Réduit aujourd’hui médiatiquement à une journée annuelle, le sida est loin d’être éradiqué. C’est ce qu’entend montrer le documentaire de Frédéric Chaudier à travers un état des lieux édifiant qui montre que non seulement le combat contre le virus n’est pas terminé, mais qu’il se heurte parfois à des obstacles où le scientifique doit se soumettre à des impératifs politiques, économiques, sociaux ou même religieux qui relèvent parfois de la pure stratégie. Comme le souligne justement son titre, (R)évolution sida décrypte les véritables enjeux soulevés par cette pandémie dévastatrice à un moment de notre histoire où le Covid-19 cristallise tous les efforts de la planète sur le plan sanitaire, quitte à engendrer des remous géopolitiques imprévus.

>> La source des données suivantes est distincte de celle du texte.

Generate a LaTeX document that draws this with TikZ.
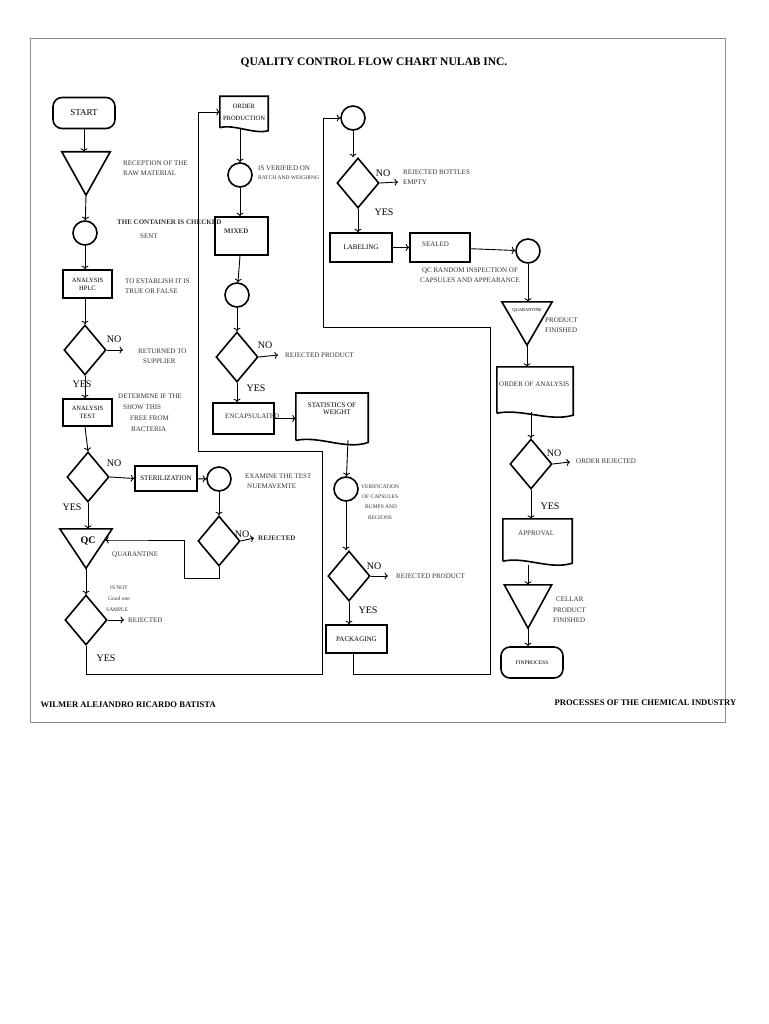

Le constat est sans appel : face à un fléau mondial qui a marqué un tournant au cours des dernières années du XXe siècle en tordant le cou à l’utopie soixante-huitarde de l’amour libre, celles et ceux qui combattent cette “maladie de l’amour” avancent dans un ordre de plus en plus dispersé et menacent par leur division une croisade qui semblait déjà d’une autre époque. Une réflexion déjà amorcée dans un documentaire américain présenté en séance spéciale au festival de Cannes 2019, mais malheureusement jamais diffusé à ce jour dans les salles françaises, 5B de Dan Krauss.
Le parti pris de (R)évolution sida est d’embrasser son sujet d’un point de vue international, tant la problématique peut revêtir des aspects divers en fonction des territoires et des civilisations. Le film part d’un constat sans appel énoncé d’entrée de jeu : le département de l’Onu qui gère cette question estime de trente-quatre à quarante-quatre millions (mais sans doute bien davantage) le nombre de malades porteurs du VIH… dont une moitié n’a pas accès aux soins. Un chiffre qui atteint dix pour cent parmi la population sud-africaine et risque d’entraîner une prochaine recrudescence de l’épidémie sur l’ensemble du continent. Aux grands maux, les grands remèdes. En Russie (d’avant l’invasion de l’Ukraine), à l’instigation de la toute puissante église orthodoxe, les autorités ont choisi d’écarter les populations contaminées, pour à terme les éliminer dans un revival tragique du fameux “Pavillon des cancéreux” d’Alexandre Soljenitsyne, sur fond d’homophobie institutionnalisée. En Chine, le don du sang (qui permet aux plus démunis de gagner un peu d’argent) est devenu une source de contamination majeure que ne cherche à freiner aucune des institutions étatiques, pourtant promptes à confiner aujourd’hui des millions de personnes dès que surgit un cas positif de Covid-19. La force du film de Frédéric Chaudier consiste à souligner à quel point la lutte contre le sida répond à des objectifs politiques et sociaux déconnectés de la situation purement sanitaire. C’est le reflet d’un monde incapable de s’unir, y compris en faveur d’une cause humanitaire fondamentale.